Who woulda thunk the menial task of cleaning up old tax records would turn into a melancholy walk down memory lane?
I have always been meticulous in record keeping. Every receipt and communication is stored in an alphabetized accordion file each year, which becomes the basis for my tax data. After the taxes are filed for that year, a copy of the return is added to the file; the file is wrapped up and stored away. The downside of this is that there were, until recently, over 30 years of such records. In some cases, this has been proven to be an advantage, as I’ve been able to locate receipts for “lifetime guaranteed” items many years after their purchase, saving the expense of replacing some fairly expensive items. That, however, in no way justifies the stack of accordion files and the space they’re taking.
A few years back, I bought one of those “paper brick makers” with the idea that we could shred these documents, soak them in water, and then press out paper bricks to take camping – I mean, storing paper bricks in the motorhome is better than having to bring the pickup with its bed loaded with firewood, right? Well, let me tell you: household shredders are not speed-demons, and, though paper bricks are pretty cool, they take quite literally forever to dry out. I finally resorted to putting our first batch into the convection oven at a low temperature to dry them enough so they wouldn’t mold. And they’re still in the basement, our two planned 2020 camping trips having been canceled – one due to COVID closure of the state campground we had reservations at (thanks, Gretch!); the other due to a premonition that came to be.
So what to do with these documents if they aren’t to become paper bricks? Cities occasionally bring in document shredding services and allow each address to bring a box or two of documents to be shredded, but I’d rather not take the chance of some careless shredder operator letting a piece or two of social security number-bearing documentation drift away on the wind. So, I opted to burn them in the fireplace.
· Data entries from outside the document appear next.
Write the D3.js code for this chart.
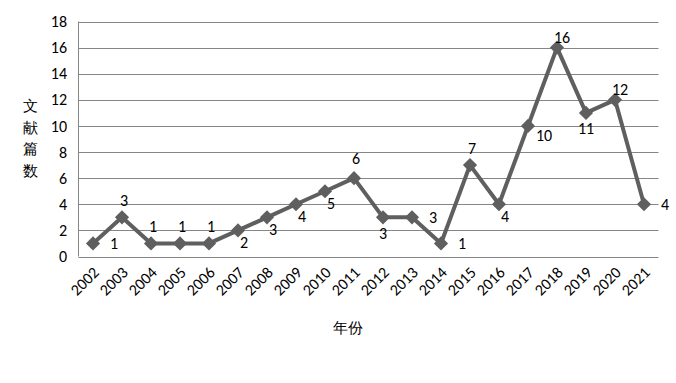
<!DOCTYPE html>
<html><head><meta charset="utf-8">
<script src="https://cdn.jsdelivr.net/npm/d3@7/dist/d3.min.js"></script>
<style>
body{margin:0;background:#fff;}
text{font-family:Carlito,Lato,"Liberation Sans",sans-serif;}
</style></head>
<body><svg id="c" width="676" height="383"></svg>
<script>
const years = ["2002","2003","2004","2005","2006","2007","2008","2009","2010","2011","2012","2013","2014","2015","2016","2017","2018","2019","2020","2021"];
const counts = [1,3,1,1,1,2,3,4,5,6,3,3,1,7,4,10,16,11,12,4];
const yTicks = [0,2,4,6,8,10,12,14,16,18];
const labelPos = ["right","above","above","above","above","belowRight","belowRight","belowRight","belowRight","aboveFar","below","right","right","above","belowRight","farBelowRight","aboveClose","below","aboveClose","right"];
const yTitle = ["文","献","篇","数"];
const xTitle = "年份";

const svg = d3.select("#c");
const L=78.5, R=658.5, T=21.5, B=256.5;
const x = d3.scaleBand().domain(years).range([L,R]);
const y = d3.scaleLinear().domain([0,18]).range([B,T]);
const cx = d => x(d)+x.bandwidth()/2;

// gridlines
svg.append("g").selectAll("line").data(yTicks).join("line")
  .attr("x1",L).attr("x2",R).attr("y1",d=>Math.round(y(d))+0.5).attr("y2",d=>Math.round(y(d))+0.5)
  .attr("stroke","#868686").attr("stroke-width",1);
// left axis line
svg.append("line").attr("x1",L).attr("x2",L).attr("y1",T).attr("y2",B).attr("stroke","#868686");

// y ticks
svg.append("g").selectAll("text").data(yTicks).join("text")
  .attr("x",67).attr("y",d=>y(d)).attr("dy","0.35em").attr("text-anchor","end")
  .attr("font-size",16).attr("fill","#000").text(d=>d);

// x ticks rotated
svg.append("g").selectAll("text").data(years).join("text")
  .attr("transform",d=>`translate(${cx(d)+3},${B+13}) rotate(-45)`)
  .attr("text-anchor","end").attr("dy","0.35em")
  .attr("font-size",16).attr("fill","#000").text(d=>d);

// titles
svg.append("g").selectAll("text").data(yTitle).join("text")
  .attr("x",30).attr("y",(d,i)=>106+i*21.5).attr("dy","0.35em").attr("text-anchor","middle")
  .attr("font-family","'Noto Sans CJK SC'").attr("font-size",15).attr("fill","#000").text(d=>d);
svg.append("text").attr("x",348).attr("y",328).attr("dy","0.35em").attr("text-anchor","middle")
  .attr("font-family","'Noto Sans CJK SC'").attr("font-size",15).attr("fill","#000").text(xTitle);

// line
const pts = years.map((yr,i)=>[cx(yr), y(counts[i])]);
svg.append("path").attr("d",d3.line()(pts)).attr("fill","none")
  .attr("stroke","#5f5f5f").attr("stroke-width",4).attr("stroke-linejoin","round");
// markers (diamonds)
svg.append("g").selectAll("path").data(pts).join("path")
  .attr("d",d3.symbol(d3.symbolSquare, 100)())
  .attr("transform",d=>`translate(${d[0]},${d[1]}) rotate(45)`)
  .attr("fill","#5f5f5f");

// data labels
const off = {right:[21,0],above:[2,-17],aboveFar:[2,-20],aboveClose:[5,-10],below:[0,16],belowRight:[6,12],farBelowRight:[16,9]};
svg.append("g").selectAll("text").data(pts).join("text")
  .attr("x",(d,i)=>d[0]+off[labelPos[i]][0]).attr("y",(d,i)=>d[1]+off[labelPos[i]][1])
  .attr("dy","0.35em").attr("text-anchor","middle").attr("font-size",16).attr("fill","#000")
  .text((d,i)=>counts[i]);
</script></body></html>
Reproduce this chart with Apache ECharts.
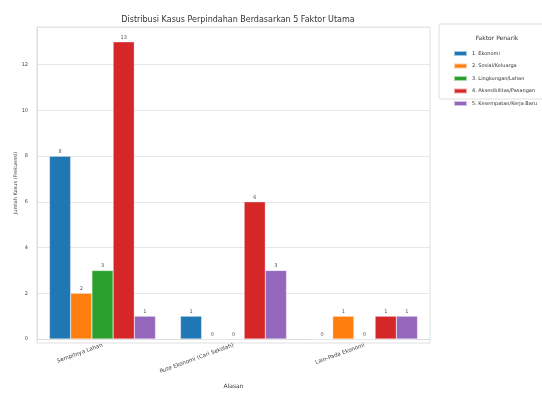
<!DOCTYPE html>
<html>
<head>
<meta charset="utf-8">
<script src="https://cdn.jsdelivr.net/npm/echarts@6/dist/echarts.min.js"></script>
<style>
  html, body { margin: 0; padding: 0; background: #fff; }
  #chart { width: 542px; height: 394px; }
</style>
</head>
<body>
<div id="chart"></div>
<script>
// Reasons (x categories)
const categories = ['Sempitnya Lahan', 'Rute Ekonomi (Cari Sekolah)', 'Lain-Pada Ekonomi'];
// Factor names (legend)
const factors = ['1. Ekonomi', '2. Sosial/Keluarga', '3. Lingkungan/Lahan', '4. Aksesibilitas/Pasangan', '5. Kesempatan/Kerja Baru'];
// Case counts per factor, one value per category
const ekonomi = [8, 1, 0];
const sosial = [2, 0, 1];
const lingkungan = [3, 0, 0];
const aksesibilitas = [13, 6, 1];
const kesempatan = [1, 3, 1];
const yTicks = [0, 2, 4, 6, 8, 10, 12];

const palette = ['#1f77b4', '#ff7f0e', '#2ca02c', '#d62728', '#9467bd'];
const seriesData = [ekonomi, sosial, lingkungan, aksesibilitas, kesempatan];
const font = 'DejaVu Sans';

const chart = echarts.init(document.getElementById('chart'), null, { renderer: 'canvas' });

const series = factors.map((name, i) => ({
  name: name,
  type: 'bar',
  data: seriesData[i],
  barGap: '0%',
  barCategoryGap: '19%',
  itemStyle: { color: palette[i], borderColor: 'rgba(255,255,255,0.6)', borderWidth: 0.5 },
  label: {
    show: true,
    position: 'top',
    distance: 2,
    fontSize: 5,
    color: '#555',
    fontFamily: font
  }
}));

chart.setOption({
  backgroundColor: '#fff',
  animation: false,
  color: palette,
  title: [
    {
      text: 'Distribusi Kasus Perpindahan Berdasarkan 5 Faktor Utama',
      left: 233, top: 11, textAlign: 'center',
      textStyle: { fontSize: 8, fontWeight: 'normal', color: '#333', fontFamily: font }
    },
    {
      text: 'Faktor Penarik',
      left: 492, top: 30, textAlign: 'center',
      textStyle: { fontSize: 6, fontWeight: 'normal', color: '#333', fontFamily: font }
    }
  ],
  graphic: [
    {
      type: 'rect',
      shape: { x: 439, y: 24, width: 110, height: 75, r: 2 },
      style: { fill: '#fff', stroke: '#dddddd', lineWidth: 1 },
      z: -1
    },
    {
      // light frame around the plotting area
      type: 'rect',
      shape: { x: 37, y: 27, width: 542 - 112 - 37, height: 394 - 51 - 27 },
      style: { fill: 'none', stroke: '#e0e0e0', lineWidth: 1 },
      silent: true,
      z: 0
    }
  ],
  legend: {
    data: factors,
    orient: 'vertical',
    left: 448, top: 45,
    itemWidth: 13, itemHeight: 5,
    itemGap: 5.5,
    icon: 'rect',
    textStyle: { fontSize: 5, color: '#333', fontFamily: font }
  },
  grid: { left: 37, right: 112, top: 27, bottom: 51, containLabel: false },
  xAxis: {
    type: 'category',
    data: categories,
    name: 'Alasan',
    nameLocation: 'middle',
    nameGap: 44,
    nameMoveOverlap: false,
    nameTextStyle: { fontSize: 6, color: '#333', fontFamily: font },
    axisLine: { show: true, lineStyle: { color: '#ddd', width: 1 } },
    axisTick: { show: false },
    axisLabel: { rotate: 20, fontSize: 5.5, color: '#444', margin: 6, fontFamily: font },
    splitLine: { show: false }
  },
  yAxis: {
    type: 'value',
    min: 0,
    max: 13.65,
    interval: 2,
    name: 'Jumlah Kasus (Frekuensi)',
    nameLocation: 'middle',
    nameGap: 19,
    nameMoveOverlap: false,
    nameTextStyle: { fontSize: 5, color: '#444', fontFamily: font },
    axisLine: { show: true, lineStyle: { color: '#ddd' } },
    axisTick: { show: false },
    axisLabel: {
      fontSize: 5, color: '#444', margin: 9, fontFamily: font,
      showMaxLabel: false,
      formatter: v => (yTicks.indexOf(v) >= 0 ? String(v) : '')
    },
    splitLine: { show: true, lineStyle: { color: '#e6e6e6', width: 1 } }
  },
  series: series
});
</script>
</body>
</html>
It goes a lot faster than shredding them did, and, being January, serves to help heat the home.
So, with today being a holiday from work, I spent the day feeding receipts and tax documents into the fire, while keeping a general eye out for things still better kept.
There were receipts from the hospital when each child was on the way – for prenatal care, ultrasounds, all the way up to the hospital stay for their delivery. There were memories of the various companies we dealt with over the years, how cheap cable service was in the early 90s, various purchases. There were notations in my hand and notations in Kim’s hand. I even found a couple of folders from doing Mom’s taxes after Dad died, among which was a calendar where Mom “blogged” little notes such as “first sunny day since the death”. I guess it runs in the family. (I set them aside and put them in the box with Kim’s records, in case any family is reading.)
It was bittersweet going through all of that. Some of the things in there, I really don’t remember well – such as reservations at State Dock that had to be canceled – State Dock runs houseboats on Lake Cumberland. Apparently, the year after my dad had taken the family there, we made reservations to go again but canceled them. I recall discussing going back – we had planned an “off-season” vacation to save on the expense – but don’t at all recall making them, and I definitely don’t recall canceling them. Maybe that was all Kim’s doing – but seeing it made me wish we had gone. We did so few things like that – sometimes due to the expense, or wrangling the kids’ busy schedules with our own – but most times due to work, and my aversion to leaving home because of all the away-from-home my job demanded.
There were magazine subscription receipts for various crafting and horse magazines. Receipts from clothing stores she liked for herself and the kids. Just so many little paper memories. I kept thinking how, before all this, I might turn to Kim with one and say “Hey! Remember when we did this?” No one to reminisce with anymore. The kids wouldn’t remember much of it; less and less as the timeline moved backward. As I burned through them, I wondered how I would remember things like those afterward? What would catapult them up out of the vault of my memory?
I still have quite a few accordions to go through. I’ve already set aside the seven years I’ll keep, getting rid of the oldest each year, if my discipline holds. The family room will be warm for the next several days, I guess, as I feed more in while working across from the fireplace. The old wooden rack that held them, a vestige of the people who owned the house before us, is now empty – the last thing it coughed up was my collection of Elementary Electronics magazines from the 70s – the magazine that sparked then fed my desire to pursue a degree in electrical engineering (which I accomplished but never truly used). And some leftover material that I had used to reupholster the boat Kim and I bought the summer after we were married, with a 1990 Tandy Leather catalog from the store on Warren near Wayne. That Tandy store is long – 20 years – gone, though the company still exists.
I’ll be breaking the rack down to get rid of it, clearing space in the basement from three decades of “collections”; making room for other pursuits. It always was sort of an odd duck, anyway – after 30 years, I still cannot conceive of its purpose prior to it becoming a “just stick it in that thing” storage unit. All this is good because it keeps me busy; keeps the mind occupied.